Ha llegado el temido cambio de hora. Los días se acortan, la noche madruga imponiéndonos un toque de queda que nos hace añorar las interminables tardes de verano hasta que llegue otro.
Ha llegado el momento de pasar más tiempo en casa, con una mantita y un buen libro. Cualquiera de estos, por ejemplo:
‘Felices los felices’: Relaciones extramatrimoniales, tendencias sadomasoquistas, insatisfacciones sexuales y fantasías consumadas, rupturas, decepciones, y, también, como en la vida, a veces finales felices. En su última novela, Yasmina Reza entreteje con maestría los relatos de las vidas de 18 personajes que parecen no tener nada en común. Pero a medida que el lector es hipnotizado por las voces que configuran la trama, irá descubriendo sus inesperadas y sorprendentes interrelaciones.
«Felices los amados y los amantes y los que pueden prescindir del amor. Felices los felices” (Jorge Luis Borges)
‘Dibujos’: Presenta una faceta poco conocida de la genial poeta Sylvia Plath. Esta obra arroja luz sobre esos años felices, cuando Plath conoció y se casó secretamente con Ted Hughes, y juntos viajaron a París y a España en su luna de miel, años antes de que ella escribiera ‘La campana de cristal.’ Incluye dibujos de Inglaterra, Francia, España y Estados Unidos, en los que captura sus exquisitas observaciones del mundo, que van acompañados de cartas y un diario de notas que añaden profundidad y contexto a la obra de la gran poeta, así como una introducción escrita por su hija, Frieda Hughes.

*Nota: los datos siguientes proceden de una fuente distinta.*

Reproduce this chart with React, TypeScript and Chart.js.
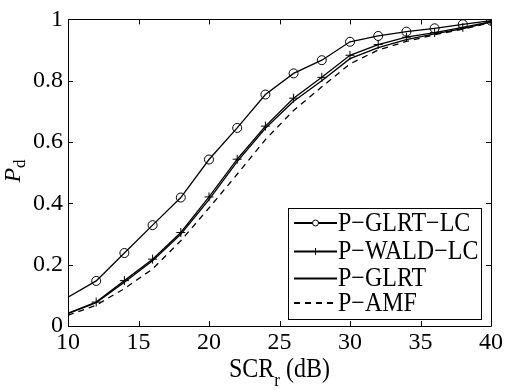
import React, { useEffect, useRef } from "react";
import { Chart, registerables } from "chart.js";

Chart.register(...registerables);

const snr = [10, 12, 14, 16, 18, 20, 22, 24, 26, 28, 30, 32, 34, 36, 38, 40];
const glrtLC = [0.094, 0.147, 0.238, 0.329, 0.419, 0.543, 0.646, 0.755, 0.824, 0.867, 0.927, 0.946, 0.96, 0.971, 0.984, 0.996];
const waldLC = [0.042, 0.078, 0.148, 0.218, 0.305, 0.421, 0.544, 0.652, 0.743, 0.811, 0.883, 0.918, 0.942, 0.957, 0.974, 0.993];
const glrt = [0.04, 0.076, 0.143, 0.213, 0.299, 0.412, 0.536, 0.645, 0.733, 0.8, 0.872, 0.908, 0.934, 0.953, 0.97, 0.991];
const amf = [0.035, 0.068, 0.122, 0.186, 0.278, 0.385, 0.495, 0.608, 0.703, 0.78, 0.855, 0.9, 0.928, 0.95, 0.968, 0.99];

const labels = ["P\u2212GLRT\u2212LC", "P\u2212WALD\u2212LC", "P\u2212GLRT", "P\u2212AMF"];
const xTicks = [10, 15, 20, 25, 30, 35, 40];
const yTicks = [0, 0.2, 0.4, 0.6, 0.8, 1];

const SERIF = "'Liberation Serif', 'DejaVu Serif', 'Times New Roman', serif";

const toPts = (ys: number[]) => snr.map((x, i) => ({ x, y: ys[i] }));
const radii = (r: number) => snr.map((_, i) => (i === 0 ? 0 : r));

const SY = 1.1;

function stretchedText(ctx: CanvasRenderingContext2D, text: string, x: number, y: number) {
  ctx.save();
  ctx.translate(x, y);
  ctx.scale(1, SY);
  ctx.fillText(text, 0, 0);
  ctx.restore();
}

const framePlugin = {
  id: "frame",
  afterDraw(chart: any) {
    const { ctx, chartArea: ca, scales } = chart;
    ctx.save();
    ctx.strokeStyle = "#000";
    ctx.lineWidth = 1;
    ctx.beginPath();
    ctx.rect(Math.round(ca.left) + 0.5, Math.round(ca.top) + 0.5, Math.round(ca.right - ca.left), Math.round(ca.bottom - ca.top));
    ctx.stroke();
    const tl = 5;
    ctx.beginPath();
    xTicks.forEach((v) => {
      const px = Math.round(scales.x.getPixelForValue(v)) + 0.5;
      ctx.moveTo(px, ca.bottom);
      ctx.lineTo(px, ca.bottom - tl);
      ctx.moveTo(px, ca.top);
      ctx.lineTo(px, ca.top + tl);
    });
    yTicks.forEach((v) => {
      const py = Math.round(scales.y.getPixelForValue(v)) + 0.5;
      ctx.moveTo(ca.left, py);
      ctx.lineTo(ca.left + tl, py);
      ctx.moveTo(ca.right, py);
      ctx.lineTo(ca.right - tl, py);
    });
    ctx.stroke();

    // Legend
    const bx = 288.5, by = 208.5, bw = 193, bh = 111;
    ctx.fillStyle = "#fff";
    ctx.fillRect(bx, by, bw, bh);
    ctx.strokeRect(bx, by, bw, bh);
    const rowY = [223, 251.5, 278.5, 303];
    ctx.font = `24px ${SERIF}`;
    ctx.textBaseline = "middle";
    ctx.fillStyle = "#000";
    rowY.forEach((y, i) => {
      ctx.save();
      ctx.lineWidth = 1.8;
      if (i === 3) ctx.setLineDash([6, 5]);
      ctx.beginPath();
      ctx.moveTo(294, y);
      ctx.lineTo(337, y);
      ctx.stroke();
      ctx.setLineDash([]);
      ctx.lineWidth = 1;
      if (i === 0) {
        ctx.fillStyle = "#fff";
        ctx.beginPath();
        ctx.arc(315.5, y, 3, 0, Math.PI * 2);
        ctx.fill();
        ctx.stroke();
      } else if (i === 1) {
        ctx.beginPath();
        ctx.moveTo(315.5, y - 3.5);
        ctx.lineTo(315.5, y + 3.5);
        ctx.stroke();
      }
      ctx.restore();
      stretchedText(ctx, labels[i], 338, y + 1);
    });

    // X title
    const cx = (ca.left + ca.right) / 2;
    const base = 377;
    ctx.textBaseline = "alphabetic";
    ctx.font = `24px ${SERIF}`;
    const w1 = ctx.measureText("SCR").width;
    const w3 = ctx.measureText(" (dB)").width;
    ctx.font = `17px ${SERIF}`;
    const w2 = ctx.measureText("r").width;
    const sx = cx - (w1 + w2 + w3) / 2;
    ctx.font = `24px ${SERIF}`;
    stretchedText(ctx, "SCR", sx, base);
    ctx.font = `17px ${SERIF}`;
    stretchedText(ctx, "r", sx + w1, base + 9);
    ctx.font = `24px ${SERIF}`;
    stretchedText(ctx, " (dB)", sx + w1 + w2, base);

    // Y title
    ctx.save();
    ctx.translate(20, 171);
    ctx.rotate(-Math.PI / 2);
    ctx.font = `italic 24px ${SERIF}`;
    const pw = ctx.measureText("P").width;
    ctx.font = `17px ${SERIF}`;
    const dw = ctx.measureText("d").width;
    const start = -(pw + dw) / 2;
    ctx.font = `italic 24px ${SERIF}`;
    ctx.fillText("P", start, 0);
    ctx.font = `17px ${SERIF}`;
    ctx.fillText("d", start + pw, 5);
    ctx.restore();

    ctx.restore();
  },
};

export default function App() {
  const ref = useRef<HTMLCanvasElement | null>(null);
  useEffect(() => {
    if (!ref.current) return;
    const common = { borderColor: "#000", borderWidth: 1.3, fill: false, tension: 0, pointBorderColor: "#000", pointBackgroundColor: "rgba(0,0,0,0)" };
    const chart = new Chart(ref.current, {
      type: "line",
      data: {
        datasets: [
          { ...common, label: labels[0], data: toPts(glrtLC), pointStyle: "circle", pointRadius: radii(4.5), pointBorderWidth: 1 },
          { ...common, label: labels[1], data: toPts(waldLC), pointStyle: "cross", pointRadius: radii(4.5), pointBorderWidth: 1 },
          { ...common, label: labels[2], data: toPts(glrt), pointRadius: 0 },
          { ...common, label: labels[3], data: toPts(amf), pointRadius: 0, borderDash: [6, 5] },
        ],
      },
      options: {
        animation: false,
        responsive: false,
        devicePixelRatio: 1,
        layout: { padding: { left: 0, top: 15, right: 13, bottom: 0 } },
        plugins: { legend: { display: false }, tooltip: { enabled: false } },
        scales: {
          x: {
            type: "linear",
            min: 10,
            max: 40,
            grid: { display: false, drawTicks: false },
            border: { display: false },
            afterFit: (s: any) => { s.height = 64; },
            afterBuildTicks: (s: any) => { s.ticks = xTicks.map((v) => ({ value: v })); },
            ticks: { color: "#000", font: { family: SERIF, size: 24 }, padding: 2, maxRotation: 0, autoSkip: false },
          },
          y: {
            type: "linear",
            min: 0,
            max: 1,
            grid: { display: false, drawTicks: false },
            border: { display: false },
            afterFit: (s: any) => { s.width = 68; },
            afterBuildTicks: (s: any) => { s.ticks = yTicks.map((v) => ({ value: v })); },
            ticks: {
              color: "#000",
              font: { family: SERIF, size: 24 },
              padding: 5,
              autoSkip: false,
              callback: (v: any) => String(Number(Number(v).toFixed(1))),
            },
          },
        },
      },
      plugins: [framePlugin],
    } as any);
    return () => chart.destroy();
  }, []);
  return (
    <canvas ref={ref} width={505} height={390} style={{ position: "absolute", left: 0, top: 0, width: 505, height: 390 }} />
  );
}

‘Ojalá nos perdonen’: ¿Siguen siendo las familias de hoy como las de la época de Tolstói? A. M. Homes parece llevar tiempo buscando la respuesta a esta pregunta, porque la familia —sus desequilibrios, disfunciones y secretos inconfesables— es un tema recurrente en su obra, siempre acompañado de una mirada ácida y sarcástica sobre las paradojas y perplejidades de la sociedad norteamericana contemporánea. En esta novela aparecen de nuevo la familia y la América suburbana a través de dos hermanos, Harry y George. El resultado es deslumbrante.

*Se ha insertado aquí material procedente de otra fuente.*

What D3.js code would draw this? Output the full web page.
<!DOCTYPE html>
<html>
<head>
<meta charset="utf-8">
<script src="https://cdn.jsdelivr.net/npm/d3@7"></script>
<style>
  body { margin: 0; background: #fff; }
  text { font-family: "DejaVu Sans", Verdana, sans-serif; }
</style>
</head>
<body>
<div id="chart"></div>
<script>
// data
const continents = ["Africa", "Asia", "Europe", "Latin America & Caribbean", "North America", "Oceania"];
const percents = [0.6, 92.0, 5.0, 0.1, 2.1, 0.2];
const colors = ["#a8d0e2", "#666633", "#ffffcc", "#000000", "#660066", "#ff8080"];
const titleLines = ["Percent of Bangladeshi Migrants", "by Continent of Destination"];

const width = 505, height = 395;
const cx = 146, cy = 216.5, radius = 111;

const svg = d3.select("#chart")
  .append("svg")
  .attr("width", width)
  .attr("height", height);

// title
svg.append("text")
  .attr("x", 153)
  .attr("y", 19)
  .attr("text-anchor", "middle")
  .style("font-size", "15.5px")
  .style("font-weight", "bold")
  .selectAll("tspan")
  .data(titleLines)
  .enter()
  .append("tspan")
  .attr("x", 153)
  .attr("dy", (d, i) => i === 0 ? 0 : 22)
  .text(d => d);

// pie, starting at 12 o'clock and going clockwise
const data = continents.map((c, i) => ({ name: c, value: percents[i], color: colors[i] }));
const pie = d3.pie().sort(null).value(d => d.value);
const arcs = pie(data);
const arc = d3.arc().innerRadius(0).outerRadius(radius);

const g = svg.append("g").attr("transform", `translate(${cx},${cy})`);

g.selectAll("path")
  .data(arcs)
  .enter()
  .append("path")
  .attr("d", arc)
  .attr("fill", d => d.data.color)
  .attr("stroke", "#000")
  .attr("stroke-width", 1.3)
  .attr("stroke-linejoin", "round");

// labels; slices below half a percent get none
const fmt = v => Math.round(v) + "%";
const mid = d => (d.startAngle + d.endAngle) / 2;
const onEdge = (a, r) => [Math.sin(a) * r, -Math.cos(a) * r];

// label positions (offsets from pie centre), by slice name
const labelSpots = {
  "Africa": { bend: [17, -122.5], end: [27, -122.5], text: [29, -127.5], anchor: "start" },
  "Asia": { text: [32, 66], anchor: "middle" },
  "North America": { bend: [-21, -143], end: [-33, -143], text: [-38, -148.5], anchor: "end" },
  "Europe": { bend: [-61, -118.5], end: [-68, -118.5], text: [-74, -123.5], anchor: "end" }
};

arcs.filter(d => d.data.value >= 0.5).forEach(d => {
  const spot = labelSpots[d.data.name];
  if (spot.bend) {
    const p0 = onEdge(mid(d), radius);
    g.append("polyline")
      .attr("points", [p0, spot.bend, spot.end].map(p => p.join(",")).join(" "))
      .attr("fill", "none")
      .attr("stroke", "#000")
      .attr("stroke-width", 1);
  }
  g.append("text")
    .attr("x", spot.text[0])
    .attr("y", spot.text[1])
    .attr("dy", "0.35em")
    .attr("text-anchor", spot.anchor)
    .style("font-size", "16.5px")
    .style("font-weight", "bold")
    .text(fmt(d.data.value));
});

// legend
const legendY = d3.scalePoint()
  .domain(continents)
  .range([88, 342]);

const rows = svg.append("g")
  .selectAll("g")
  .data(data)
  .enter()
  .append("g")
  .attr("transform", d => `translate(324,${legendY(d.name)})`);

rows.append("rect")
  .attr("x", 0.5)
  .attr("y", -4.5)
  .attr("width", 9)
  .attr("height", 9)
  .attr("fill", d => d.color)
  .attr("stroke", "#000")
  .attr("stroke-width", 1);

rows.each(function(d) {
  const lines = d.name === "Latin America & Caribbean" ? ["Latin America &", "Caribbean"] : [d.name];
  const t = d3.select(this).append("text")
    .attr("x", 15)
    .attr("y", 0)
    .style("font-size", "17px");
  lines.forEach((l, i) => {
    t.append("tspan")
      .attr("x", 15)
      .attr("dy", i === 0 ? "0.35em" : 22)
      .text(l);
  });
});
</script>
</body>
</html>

‘La fiesta de la insignificancia’: Proyectar una luz sobre los problemas más serios y a la vez no pronunciar una sola frase seria, estar fascinado por la realidad del mundo contemporáneo y a la vez evitar todo realismo, así es la última novela de Milan Kundera, 14 años después, que puede leerse como un sorprendente resumen de toda su obra.
‘Al límite’: Nueva York. Año 2001, durante el periodo de calma que transcurrió entre el desmoronamiento del boom de las puntocom y los terribles sucesos del 11 de septiembre. Silicon Valley es una ciudad fantasma, la web 1.0 está en plena edad del pavo, Google todavía no ha salido a Bolsa y a Microsoft aún se la considera el Imperio del Mal. En este contexto, Thomas Pynchon nos trae una novela romántica e histórica de Nueva York en los primeros tiempos de internet, no muy lejanos en el calendario pero, visto a donde hemos llegado desde entonces, remotos como una galaxia.

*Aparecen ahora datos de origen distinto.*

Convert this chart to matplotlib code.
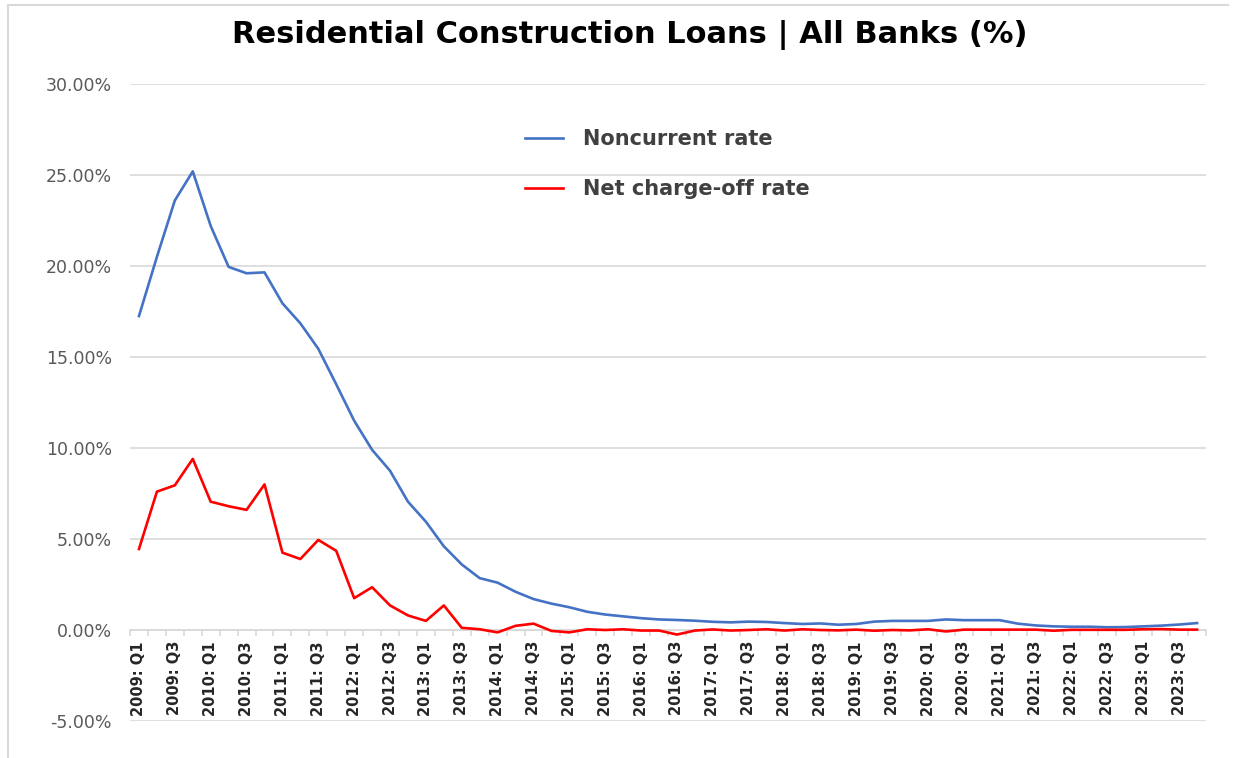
import matplotlib
matplotlib.use("Agg")
import matplotlib.pyplot as plt
from matplotlib.ticker import FuncFormatter, FixedLocator
from matplotlib.lines import Line2D

years = list(range(2009, 2024))
quarters = ["Q1", "Q2", "Q3", "Q4"]
periods = [f"{y}: {q}" for y in years for q in quarters]

noncurrent_rate = [
    17.25, 20.5, 23.6, 25.2, 22.2, 19.95, 19.6, 19.65, 17.95, 16.85,
    15.45, 13.5, 11.5, 9.9, 8.75, 7.05, 5.95, 4.6, 3.6, 2.85,
    2.6, 2.1, 1.7, 1.45, 1.25, 1.0, 0.85, 0.75, 0.65, 0.58,
    0.55, 0.51, 0.45, 0.42, 0.46, 0.44, 0.38, 0.33, 0.36, 0.29,
    0.33, 0.46, 0.5, 0.5, 0.5, 0.58, 0.54, 0.54, 0.54, 0.35,
    0.25, 0.2, 0.18, 0.18, 0.15, 0.16, 0.2, 0.24, 0.3, 0.38,
]
net_chargeoff_rate = [
    4.45, 7.6, 7.95, 9.4, 7.05, 6.8, 6.6, 8.0, 4.25, 3.9,
    4.95, 4.35, 1.75, 2.35, 1.35, 0.8, 0.5, 1.35, 0.12, 0.04,
    -0.13, 0.23, 0.35, -0.05, -0.13, 0.04, 0.0, 0.04, -0.03, -0.03,
    -0.25, -0.03, 0.03, -0.03, 0.0, 0.04, -0.03, 0.04, 0.0, -0.02,
    0.02, -0.04, 0.0, -0.02, 0.04, -0.08, 0.02, 0.02, 0.02, 0.02,
    0.02, -0.04, 0.01, 0.01, 0.01, 0.01, 0.04, 0.05, 0.02, 0.02,
]

grid_col = "#D9D9D9"

fig = plt.figure(figsize=(12.33, 7.58), dpi=100)
ax = fig.add_axes([130 / 1233, 37 / 758, 1076 / 1233, 637 / 758])

x = list(range(len(periods)))
ax.plot(x, noncurrent_rate, color="#4472C4", lw=1.9, label="Noncurrent rate", zorder=3)
ax.plot(x, net_chargeoff_rate, color="#FF0000", lw=1.9, label="Net charge-off rate", zorder=3)

ax.set_xlim(-0.5, len(periods) - 0.5)
ax.set_ylim(-5, 30)
ax.set_yticks(range(-5, 31, 5))
ax.yaxis.set_major_formatter(FuncFormatter(lambda v, p: f"{v:.2f}%"))
ax.grid(axis="y", color=grid_col, lw=1.2)
ax.set_axisbelow(True)
ax.tick_params(axis="y", length=0, pad=13, labelsize=12.5, labelcolor="#595959")

for s in ["top", "right", "left"]:
    ax.spines[s].set_visible(False)
ax.spines["bottom"].set_position(("data", 0))
ax.spines["bottom"].set_color(grid_col)
ax.spines["bottom"].set_linewidth(1.2)
ax.spines["bottom"].set_zorder(1)

ax.set_xticks(x[::2])
ax.set_xticklabels(periods[::2], rotation=90, fontweight="bold", fontsize=10.5, color="#262626")
ax.xaxis.set_minor_locator(FixedLocator([i - 0.5 for i in range(len(periods) + 1)]))
ax.tick_params(axis="x", which="major", length=0, pad=8)
ax.tick_params(axis="x", which="minor", length=4, width=1.2, color=grid_col)

fig.text(0.511, 1 - 35 / 758, "Residential Construction Loans | All Banks (%)",
         ha="center", va="center", fontsize=22, fontweight="bold")

leg = ax.legend(loc="upper left", bbox_to_anchor=(515 / 1233, (758 - 119) / 758),
                bbox_transform=fig.transFigure, frameon=False, borderpad=0,
                handlelength=1.8, handletextpad=0.95, labelspacing=1.42,
                prop={"weight": "bold", "size": 15})
for t in leg.get_texts():
    t.set_color("#404040")

# light frame on the left and top edges
fig.add_artist(Line2D([8 / 1233, 8 / 1233], [0, 1 - 5 / 758], color=grid_col, lw=1.5))
fig.add_artist(Line2D([8 / 1233, 1228 / 1233], [1 - 5 / 758, 1 - 5 / 758], color=grid_col, lw=1.5))

fig.savefig("out.png", dpi=100)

‘Alabardas’: Meses antes de su muerte, José Saramago sintió una vez más el impulso vital de reflexionar desde la ficción sobre una de sus mayores preocupaciones: la violencia ejercida sobre las personas y las sociedades, que las convierte en víctimas y les impide ser dueñas absolutas de sus vidas. El resultado de este impulso es este libro, una huella emocionante del inagotable espíritu de lucha de José Saramago y su última voluntad narrativa
‘El niño que sabía hablar el idioma de los perros’: La historia de Julek es tan increíble que solo él puede explicarla. Y solo él puede hacerlo con esa mirada de niño: tierna, triste y cómica, a veces cándida y otras demasiado madura, entre el ‘Diario de Ana Frank’ y ‘La vida es bella’ y con la maestría de Joanna Gruda. La mirada de un niño que cambia tres veces de nombre, viaja por toda Europa y sufre el fanatismo de demasiadas banderas. Tiene dos armas secretas: sabe reírse y también sabe hablar el idioma de los perros.
“De pequeño, tuve unos padres. Y también un tío y una tía. Luego me metieron en el orfanato. Entonces, vino la guerra, igual que para todo el mundo. Después de la guerra, tuve unos padres. Y también un tío y una tía. Pero ya no eran los mismos”.